Una seria documentazione libresca (saggi e romanzi) e anche fotografica ,attualmente, non manca di certo nelle biblioteche, nelle librerie e su internet, per chi intendesse approfondire.

Ciò significa, purtroppo, e ancora oggi, aria di forti sospetti ad ogni passo, e paura di destabilizzazione del Paese tanto da parte dei comuni cittadini quanto , soprattutto, da parte del potere politico in “sella”.

Un potere che ha fatto di tutto per ricostruire dalle macerie impresentabili di una terribile guerra civile  il piccolo Rwanda e lo ha fatto secondo standard europei- occidentali, a dire il vero, più che lodevoli a detta di chi lo ha visitato di recente.

Ora è normale che ci si attenda anche dalla magistratura ruandese una corretta valutazione dei fatti e quindi delle accuse per quel che riguarda la posizione giudiziale di Victoire Ingabire, una manager ruandese,costretta all’esilio in Olanda per ben 16 anni, in seguito appunto ai tragici eventi del suo Paese di cui sopra e che, al rientro in patria, in previsione delle ultime elezioni politiche, che hanno  riconfermato Paul Kagame presidente del Rwanda, si è beccata l’accusa di propaganda dell’ideologia del genocidio, di divisionismo politico e di attentato alla sicurezza dello Stato.

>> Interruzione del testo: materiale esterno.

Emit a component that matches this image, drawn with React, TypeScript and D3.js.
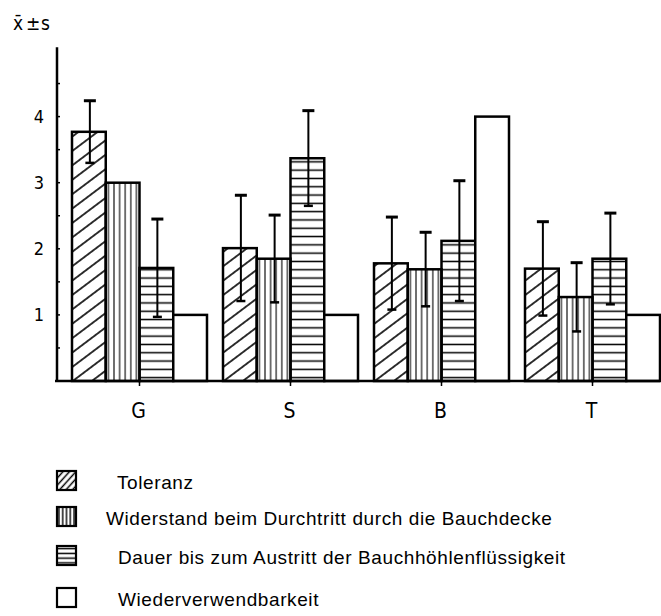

Chi a Kigali è più vicino a fonti informative attendibili e appartiene a coloro che   non hanno,per cecità ideologica preconcetta, necessariamente il dito puntato contro la Ingabire, ci spiega.

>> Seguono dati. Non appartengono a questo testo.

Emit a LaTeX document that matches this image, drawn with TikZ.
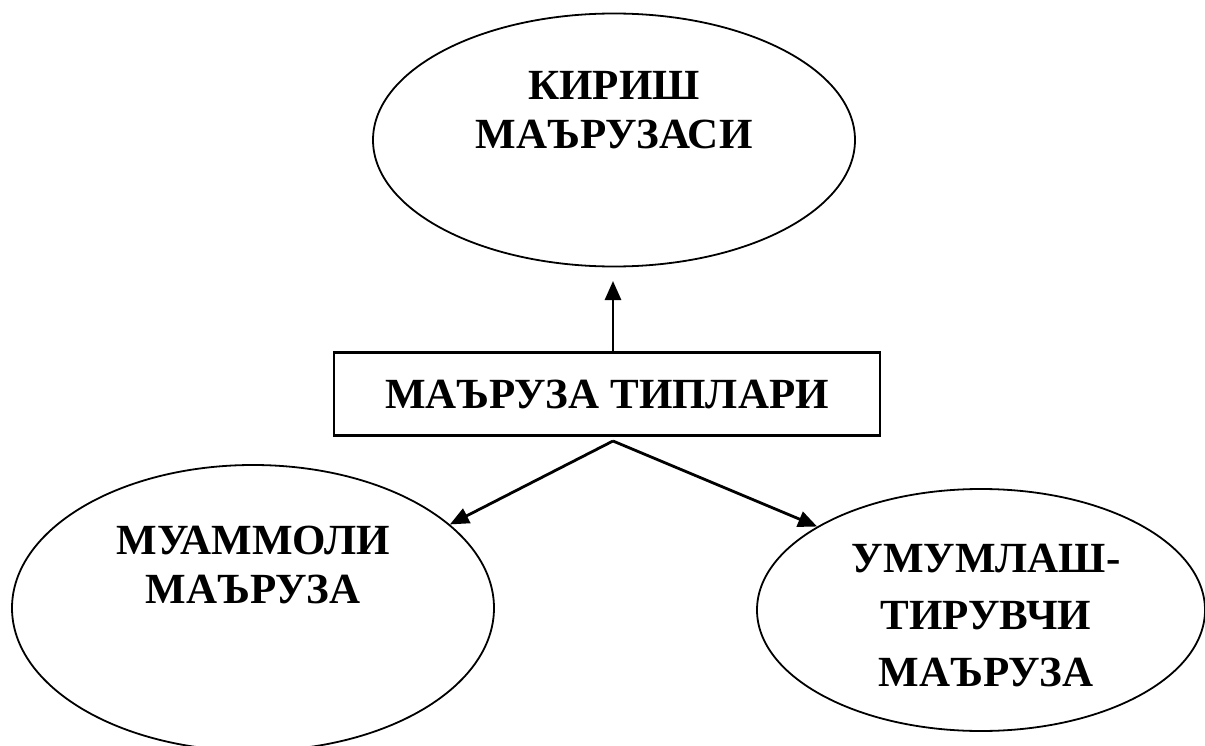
\documentclass[tikz,border=0pt]{standalone}
\usepackage{fontspec}
\setmainfont{Liberation Serif}
\usetikzlibrary{arrows.meta, shapes.geometric, positioning}
\tikzset{
  oval/.style = {ellipse, draw=black, line width=1.8pt, inner sep=0pt},
  typebox/.style = {rectangle, draw=black, line width=2.6pt, inner sep=0pt,
    minimum width=546pt, minimum height=83pt},
  caption/.style = {align=center, inner sep=0pt,
    font=\fontsize{43}{49}\selectfont\bfseries},
  link/.style = {line width=2.8pt, -{Triangle[length=19pt,width=16pt]}}
}

\begin{document}
\begin{tikzpicture}[x=1pt,y=-1pt]
\useasboundingbox (0,0) rectangle (1205,746);
% ovals
\node [oval, minimum width=482pt, minimum height=253pt] (kirish) at (614,140) {};
\node [caption] (kirishtxt) at (614,110) {КИРИШ\\МАЪРУЗАСИ};
\node [oval, minimum width=482pt, minimum height=286pt] (muammo) at (253,608) {};
\node [caption] (muammotxt) at (253,565) {МУАММОЛИ\\МАЪРУЗА};
\node [oval, minimum width=448pt, minimum height=242pt] (umum) at (981,610) {};
\node [caption, font=\fontsize{43}{57}\selectfont\bfseries] (umumtxt) at (986,616) {УМУМЛАШ-\\ТИРУВЧИ\\МАЪРУЗА};
% centre box
\node [typebox, caption] (tiplar) at (607,394) {МАЪРУЗА ТИПЛАРИ};
\coordinate (tip) at (613,281);
\coordinate (fork) at (613,441);
% arrows
\draw [link] (tip |- tiplar.north) -- (tip);
\draw [link] (fork) -- (muammo.23);
\draw [link] (fork) -- (umum.153);
\end{tikzpicture}
\end{document}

Quello che piuttosto deve essere accertato seriamente -egli dice- è, da parte dei giudici,  se c’è stata manipolazione e strumentalizzazione della donna ad opera dei componenti del partito di opposizione Forze democratiche unificate (Fdu-Inkingi), di cui la Ingabire oggi si dice leader.

Ora come ora, nella petizione presentata alla Corte Suprema dagli avvocati della Ingabire, si sostiene la contraddizione palese di alcuni articoli della Costituzione, che è legge fondamentale dello Stato.

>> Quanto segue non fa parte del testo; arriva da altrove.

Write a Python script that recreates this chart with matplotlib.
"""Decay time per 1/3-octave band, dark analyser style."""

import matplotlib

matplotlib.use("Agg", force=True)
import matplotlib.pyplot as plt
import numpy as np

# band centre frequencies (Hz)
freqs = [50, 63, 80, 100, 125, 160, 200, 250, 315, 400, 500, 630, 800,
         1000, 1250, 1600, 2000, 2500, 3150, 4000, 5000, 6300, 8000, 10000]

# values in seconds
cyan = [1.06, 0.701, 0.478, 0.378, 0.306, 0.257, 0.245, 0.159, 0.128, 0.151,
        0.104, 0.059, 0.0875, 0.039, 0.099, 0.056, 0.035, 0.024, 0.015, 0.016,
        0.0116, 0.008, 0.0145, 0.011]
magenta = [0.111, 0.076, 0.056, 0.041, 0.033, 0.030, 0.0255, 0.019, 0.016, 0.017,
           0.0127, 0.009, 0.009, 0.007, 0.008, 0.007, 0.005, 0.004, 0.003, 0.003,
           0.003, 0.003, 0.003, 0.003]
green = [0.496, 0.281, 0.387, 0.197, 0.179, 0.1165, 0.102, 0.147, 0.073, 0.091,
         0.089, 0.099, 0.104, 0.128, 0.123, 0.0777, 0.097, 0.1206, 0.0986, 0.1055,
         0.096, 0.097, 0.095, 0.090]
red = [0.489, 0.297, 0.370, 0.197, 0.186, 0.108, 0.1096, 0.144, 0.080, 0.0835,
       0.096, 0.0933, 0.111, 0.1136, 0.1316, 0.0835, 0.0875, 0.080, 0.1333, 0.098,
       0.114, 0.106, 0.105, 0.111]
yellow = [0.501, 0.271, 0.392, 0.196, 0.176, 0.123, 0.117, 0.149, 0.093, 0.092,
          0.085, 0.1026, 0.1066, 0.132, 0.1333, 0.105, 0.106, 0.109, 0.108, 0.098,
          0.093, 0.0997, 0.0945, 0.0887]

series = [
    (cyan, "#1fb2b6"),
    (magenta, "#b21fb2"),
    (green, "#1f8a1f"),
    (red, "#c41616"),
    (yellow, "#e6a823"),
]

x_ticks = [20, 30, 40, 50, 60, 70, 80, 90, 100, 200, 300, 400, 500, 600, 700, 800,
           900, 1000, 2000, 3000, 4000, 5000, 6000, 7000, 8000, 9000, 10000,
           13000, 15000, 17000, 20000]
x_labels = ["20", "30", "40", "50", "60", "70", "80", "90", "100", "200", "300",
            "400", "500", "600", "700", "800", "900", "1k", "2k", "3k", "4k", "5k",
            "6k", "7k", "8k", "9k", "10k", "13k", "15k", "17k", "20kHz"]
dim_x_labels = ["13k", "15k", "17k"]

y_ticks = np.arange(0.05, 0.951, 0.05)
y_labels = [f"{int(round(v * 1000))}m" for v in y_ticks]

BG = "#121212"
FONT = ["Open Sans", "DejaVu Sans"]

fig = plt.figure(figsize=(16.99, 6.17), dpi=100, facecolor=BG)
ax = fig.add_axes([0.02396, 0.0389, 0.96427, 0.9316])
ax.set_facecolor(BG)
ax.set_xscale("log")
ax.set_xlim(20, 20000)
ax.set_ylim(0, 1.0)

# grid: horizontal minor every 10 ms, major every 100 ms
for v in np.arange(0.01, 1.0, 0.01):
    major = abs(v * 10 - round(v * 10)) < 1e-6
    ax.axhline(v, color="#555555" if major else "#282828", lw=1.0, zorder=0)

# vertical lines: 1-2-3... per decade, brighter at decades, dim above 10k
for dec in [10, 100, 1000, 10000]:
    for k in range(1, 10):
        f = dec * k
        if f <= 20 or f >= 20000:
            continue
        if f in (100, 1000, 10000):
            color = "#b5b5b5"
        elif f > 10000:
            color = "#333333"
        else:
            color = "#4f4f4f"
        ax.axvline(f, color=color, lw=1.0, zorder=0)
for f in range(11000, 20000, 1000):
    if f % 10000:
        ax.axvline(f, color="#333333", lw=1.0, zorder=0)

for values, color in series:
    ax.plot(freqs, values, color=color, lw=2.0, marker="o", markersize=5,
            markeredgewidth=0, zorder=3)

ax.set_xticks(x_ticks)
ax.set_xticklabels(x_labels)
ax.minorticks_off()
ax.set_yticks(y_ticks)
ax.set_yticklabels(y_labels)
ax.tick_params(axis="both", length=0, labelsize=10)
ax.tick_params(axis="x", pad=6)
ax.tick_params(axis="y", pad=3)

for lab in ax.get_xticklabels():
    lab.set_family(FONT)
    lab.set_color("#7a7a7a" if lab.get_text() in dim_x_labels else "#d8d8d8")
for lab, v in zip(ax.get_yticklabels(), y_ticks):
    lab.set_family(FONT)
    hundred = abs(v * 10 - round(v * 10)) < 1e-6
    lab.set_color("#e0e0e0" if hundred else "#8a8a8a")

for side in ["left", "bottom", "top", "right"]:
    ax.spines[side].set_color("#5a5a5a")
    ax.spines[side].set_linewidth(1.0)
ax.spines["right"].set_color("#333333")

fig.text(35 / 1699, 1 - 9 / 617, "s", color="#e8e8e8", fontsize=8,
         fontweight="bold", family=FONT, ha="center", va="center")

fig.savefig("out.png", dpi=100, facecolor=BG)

E cioè gli articoli, rispettivamente 4 e 9, sarebbero contraddittori rispetto agli articoli 33 e 34 della stessa carta costituzionale in quanto quest’ultimi garantiscono la libertà d’espressione.

Ma sappiamo tutti ,e questo è valido non solo per il Rwanda, che in Africa la libertà d’espressione è sempre e soltanto “sub condicione”.

E le democrazie, lì dove esse si realizzano, sono ancora troppo fragili e non esenti dal tarlo della corruzione, più o meno a tutti i livelli, per potersi definire sul serio tali.

Occorreranno decenni e decenni ancora. Nulla nasce dal nulla ma, in particolare, nulla nasce saldo per “imitazione”. E importare la democrazia occidentale lì dove la cultura è, per storia e tradizioni, giustamente altra, non è un gioco. Né l’Africa gradisce affatto.

Allora ci sipuò solo augurare che la Corte Suprema si pronunci domani, 7 settembre, con la dovuta correttezza e imparzialità, tenendo conto anche che  la donna è in ingiusta detenzione addirittura dall’ottobre 2010.

Cioé pochi giorni appena dopo avere fatto rientro nel “suo” Rwanda.

I suoi ripetuti fermi, fino a giungere all’arresto definitivo, erano per altro  sempre esibiti, anche dalla stampa locale che sottolineava ampiamente, con le più pretestuose motivazioni e non sempre credibili.